**To be done**:
No images are to be carried over; print all other material exactly as it stands.
>>>
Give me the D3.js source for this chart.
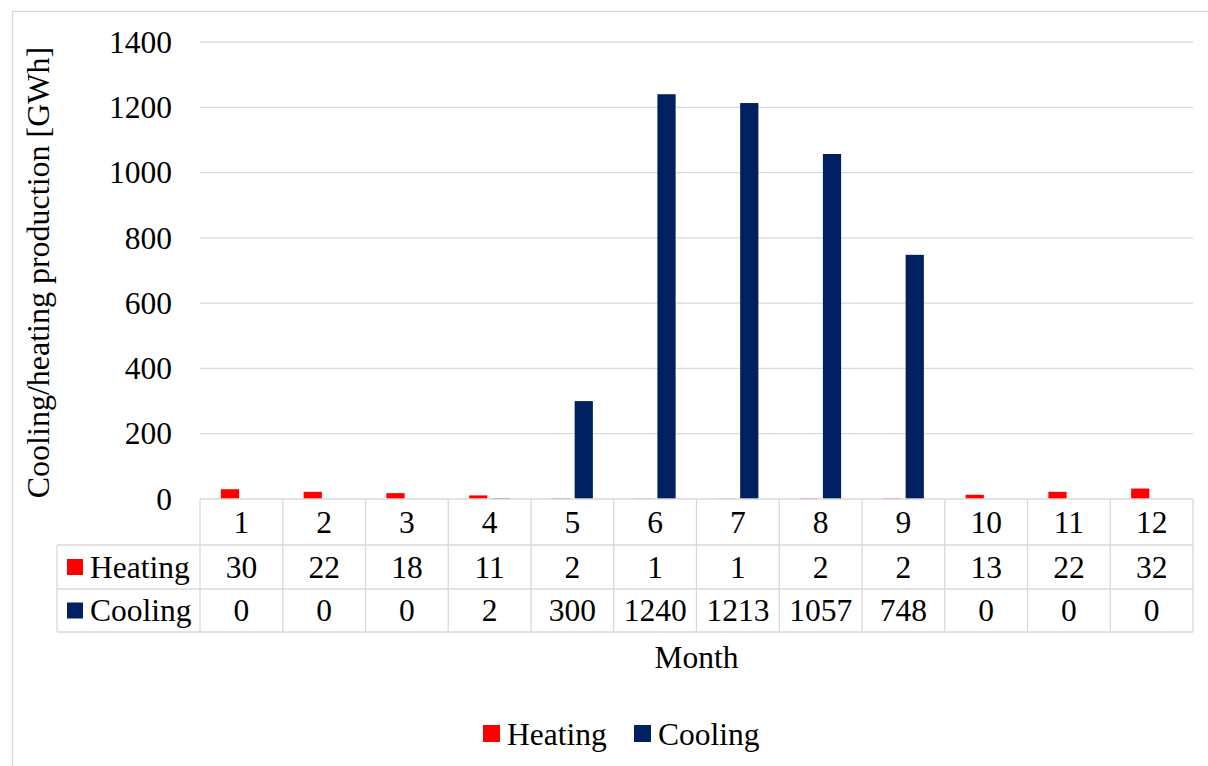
<!DOCTYPE html>
<meta charset="utf-8">
<style>
body { margin: 0; background: #fff; }
svg text { font-family: "Liberation Serif", "Times New Roman", "DejaVu Serif", serif; fill: #000; }
.grid line { stroke: #d9d9d9; stroke-width: 1.3; }
.tbl line { stroke: #d9d9d9; stroke-width: 1.3; }
</style>
<body>
<svg width="1208" height="766"></svg>
<script src="https://cdn.jsdelivr.net/npm/d3@7"></script>
<script>

var months = ["1","2","3","4","5","6","7","8","9","10","11","12"];
var seriesNames = ["Heating", "Cooling"];
var heating = [30, 22, 18, 11, 2, 1, 1, 2, 2, 13, 22, 32];
var cooling = [0, 0, 0, 2, 300, 1240, 1213, 1057, 748, 0, 0, 0];
var yTicks = [0, 200, 400, 600, 800, 1000, 1200, 1400];
var colors = ["#ff0000", "#002060"];

var svg = d3.select("svg"),
    width = +svg.attr("width"),
    height = +svg.attr("height");

var plotLeft = 200, plotRight = 1193, plotTop = 42, plotBottom = 499;
var rowH = [plotBottom, 545, 589, 632];   // table row boundaries
var tableLeft = 57;
var fs = 31.5;

// outer chart border
svg.append("rect")
    .attr("x", 12.5).attr("y", 11.5)
    .attr("width", width).attr("height", height)
    .attr("fill", "none").attr("stroke", "#d9d9d9").attr("stroke-width", 1.3);

var x = d3.scaleBand().domain(months).range([plotLeft, plotRight]).padding(0);
var bw = x.bandwidth();
var x1 = d3.scaleBand().domain(seriesNames)
    .range([bw / 2 - 20.5, bw / 2 + 20.5]).paddingInner(0.2);
var y = d3.scaleLinear().domain([0, 1400]).range([plotBottom, plotTop]);

// gridlines
svg.append("g").attr("class", "grid")
  .selectAll("line").data(yTicks.filter(function(d) { return d > 0; }))
  .enter().append("line")
    .attr("x1", plotLeft).attr("x2", plotRight)
    .attr("y1", function(d) { return y(d); })
    .attr("y2", function(d) { return y(d); });

// y axis labels
svg.append("g")
  .selectAll("text").data(yTicks)
  .enter().append("text")
    .attr("x", 172)
    .attr("y", function(d) { return y(d); })
    .attr("dy", "0.34em")
    .attr("text-anchor", "end")
    .style("font-size", fs + "px")
    .text(function(d) { return d; });

svg.append("text")
    .attr("transform", "translate(49," + ((plotTop + plotBottom) / 2 + 2) + ") rotate(-90)")
    .attr("text-anchor", "middle")
    .style("font-size", "32px")
    .text("Cooling/heating production [GWh]");

// bars
var series = [heating, cooling];
series.forEach(function(vals, si) {
  svg.append("g")
    .selectAll("rect").data(vals)
    .enter().append("rect")
      .attr("x", function(d, i) { return x(months[i]) + x1(seriesNames[si]); })
      .attr("width", x1.bandwidth())
      .attr("y", function(d) { return y(d); })
      .attr("height", function(d) { return plotBottom - y(d); })
      .attr("fill", colors[si]);
});

// data table
var tbl = svg.append("g").attr("class", "tbl");
tbl.append("line").attr("x1", plotLeft).attr("x2", plotRight).attr("y1", rowH[0]).attr("y2", rowH[0]);
tbl.selectAll(".hl").data(rowH.slice(1)).enter().append("line")
    .attr("x1", tableLeft).attr("x2", plotRight)
    .attr("y1", function(d) { return d; }).attr("y2", function(d) { return d; });
tbl.selectAll(".vl").data(months.concat(["end"])).enter().append("line")
    .attr("x1", function(d, i) { return plotLeft + i * bw; })
    .attr("x2", function(d, i) { return plotLeft + i * bw; })
    .attr("y1", rowH[0]).attr("y2", rowH[3]);
tbl.append("line").attr("x1", tableLeft).attr("x2", tableLeft).attr("y1", rowH[1]).attr("y2", rowH[3]);

var rows = [months, heating, cooling];
rows.forEach(function(r, ri) {
  svg.append("g")
    .selectAll("text").data(r)
    .enter().append("text")
      .attr("x", function(d, i) { return x(months[i]) + bw / 2; })
      .attr("y", (rowH[ri] + rowH[ri + 1]) / 2)
      .attr("dy", "0.34em")
      .attr("text-anchor", "middle")
      .style("font-size", fs + "px")
      .text(function(d) { return d; });
});

seriesNames.forEach(function(n, si) {
  var cy = (rowH[si + 1] + rowH[si + 2]) / 2;
  svg.append("rect").attr("x", 67).attr("y", cy - 8).attr("width", 16).attr("height", 16).attr("fill", colors[si]);
  svg.append("text").attr("x", 90).attr("y", cy).attr("dy", "0.34em")
    .style("font-size", fs + "px").text(n);
});

svg.append("text")
    .attr("x", (plotLeft + plotRight) / 2)
    .attr("y", 668)
    .attr("text-anchor", "middle")
    .style("font-size", fs + "px")
    .text("Month");

// legend
var legX = [483, 634];
seriesNames.forEach(function(n, si) {
  var g = svg.append("g").attr("transform", "translate(" + legX[si] + ",725)");
  g.append("rect").attr("width", 17).attr("height", 17).attr("fill", colors[si]);
  g.append("text").attr("x", 24).attr("y", 9).attr("dy", "0.34em")
    .style("font-size", fs + "px").text(n);
});

</script>
</body>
<<<
**Solution for this problem**:
Give me the D3.js source for this chart.
<!DOCTYPE html>
<meta charset="utf-8">
<style>
body { margin: 0; background: #fff; }
svg text { font-family: "Liberation Serif", "Times New Roman", "DejaVu Serif", serif; fill: #000; }
.grid line { stroke: #d9d9d9; stroke-width: 1.3; }
.tbl line { stroke: #d9d9d9; stroke-width: 1.3; }
</style>
<body>
<svg width="1208" height="766"></svg>
<script src="https://cdn.jsdelivr.net/npm/d3@7"></script>
<script>

var months = ["1","2","3","4","5","6","7","8","9","10","11","12"];
var seriesNames = ["Heating", "Cooling"];
var heating = [30, 22, 18, 11, 2, 1, 1, 2, 2, 13, 22, 32];
var cooling = [0, 0, 0, 2, 300, 1240, 1213, 1057, 748, 0, 0, 0];
var yTicks = [0, 200, 400, 600, 800, 1000, 1200, 1400];
var colors = ["#ff0000", "#002060"];

var svg = d3.select("svg"),
    width = +svg.attr("width"),
    height = +svg.attr("height");

var plotLeft = 200, plotRight = 1193, plotTop = 42, plotBottom = 499;
var rowH = [plotBottom, 545, 589, 632];   // table row boundaries
var tableLeft = 57;
var fs = 31.5;

// outer chart border
svg.append("rect")
    .attr("x", 12.5).attr("y", 11.5)
    .attr("width", width).attr("height", height)
    .attr("fill", "none").attr("stroke", "#d9d9d9").attr("stroke-width", 1.3);

var x = d3.scaleBand().domain(months).range([plotLeft, plotRight]).padding(0);
var bw = x.bandwidth();
var x1 = d3.scaleBand().domain(seriesNames)
    .range([bw / 2 - 20.5, bw / 2 + 20.5]).paddingInner(0.2);
var y = d3.scaleLinear().domain([0, 1400]).range([plotBottom, plotTop]);

// gridlines
svg.append("g").attr("class", "grid")
  .selectAll("line").data(yTicks.filter(function(d) { return d > 0; }))
  .enter().append("line")
    .attr("x1", plotLeft).attr("x2", plotRight)
    .attr("y1", function(d) { return y(d); })
    .attr("y2", function(d) { return y(d); });

// y axis labels
svg.append("g")
  .selectAll("text").data(yTicks)
  .enter().append("text")
    .attr("x", 172)
    .attr("y", function(d) { return y(d); })
    .attr("dy", "0.34em")
    .attr("text-anchor", "end")
    .style("font-size", fs + "px")
    .text(function(d) { return d; });

svg.append("text")
    .attr("transform", "translate(49," + ((plotTop + plotBottom) / 2 + 2) + ") rotate(-90)")
    .attr("text-anchor", "middle")
    .style("font-size", "32px")
    .text("Cooling/heating production [GWh]");

// bars
var series = [heating, cooling];
series.forEach(function(vals, si) {
  svg.append("g")
    .selectAll("rect").data(vals)
    .enter().append("rect")
      .attr("x", function(d, i) { return x(months[i]) + x1(seriesNames[si]); })
      .attr("width", x1.bandwidth())
      .attr("y", function(d) { return y(d); })
      .attr("height", function(d) { return plotBottom - y(d); })
      .attr("fill", colors[si]);
});

// data table
var tbl = svg.append("g").attr("class", "tbl");
tbl.append("line").attr("x1", plotLeft).attr("x2", plotRight).attr("y1", rowH[0]).attr("y2", rowH[0]);
tbl.selectAll(".hl").data(rowH.slice(1)).enter().append("line")
    .attr("x1", tableLeft).attr("x2", plotRight)
    .attr("y1", function(d) { return d; }).attr("y2", function(d) { return d; });
tbl.selectAll(".vl").data(months.concat(["end"])).enter().append("line")
    .attr("x1", function(d, i) { return plotLeft + i * bw; })
    .attr("x2", function(d, i) { return plotLeft + i * bw; })
    .attr("y1", rowH[0]).attr("y2", rowH[3]);
tbl.append("line").attr("x1", tableLeft).attr("x2", tableLeft).attr("y1", rowH[1]).attr("y2", rowH[3]);

var rows = [months, heating, cooling];
rows.forEach(function(r, ri) {
  svg.append("g")
    .selectAll("text").data(r)
    .enter().append("text")
      .attr("x", function(d, i) { return x(months[i]) + bw / 2; })
      .attr("y", (rowH[ri] + rowH[ri + 1]) / 2)
      .attr("dy", "0.34em")
      .attr("text-anchor", "middle")
      .style("font-size", fs + "px")
      .text(function(d) { return d; });
});

seriesNames.forEach(function(n, si) {
  var cy = (rowH[si + 1] + rowH[si + 2]) / 2;
  svg.append("rect").attr("x", 67).attr("y", cy - 8).attr("width", 16).attr("height", 16).attr("fill", colors[si]);
  svg.append("text").attr("x", 90).attr("y", cy).attr("dy", "0.34em")
    .style("font-size", fs + "px").text(n);
});

svg.append("text")
    .attr("x", (plotLeft + plotRight) / 2)
    .attr("y", 668)
    .attr("text-anchor", "middle")
    .style("font-size", fs + "px")
    .text("Month");

// legend
var legX = [483, 634];
seriesNames.forEach(function(n, si) {
  var g = svg.append("g").attr("transform", "translate(" + legX[si] + ",725)");
  g.append("rect").attr("width", 17).attr("height", 17).attr("fill", colors[si]);
  g.append("text").attr("x", 24).attr("y", 9).attr("dy", "0.34em")
    .style("font-size", fs + "px").text(n);
});

</script>
</body>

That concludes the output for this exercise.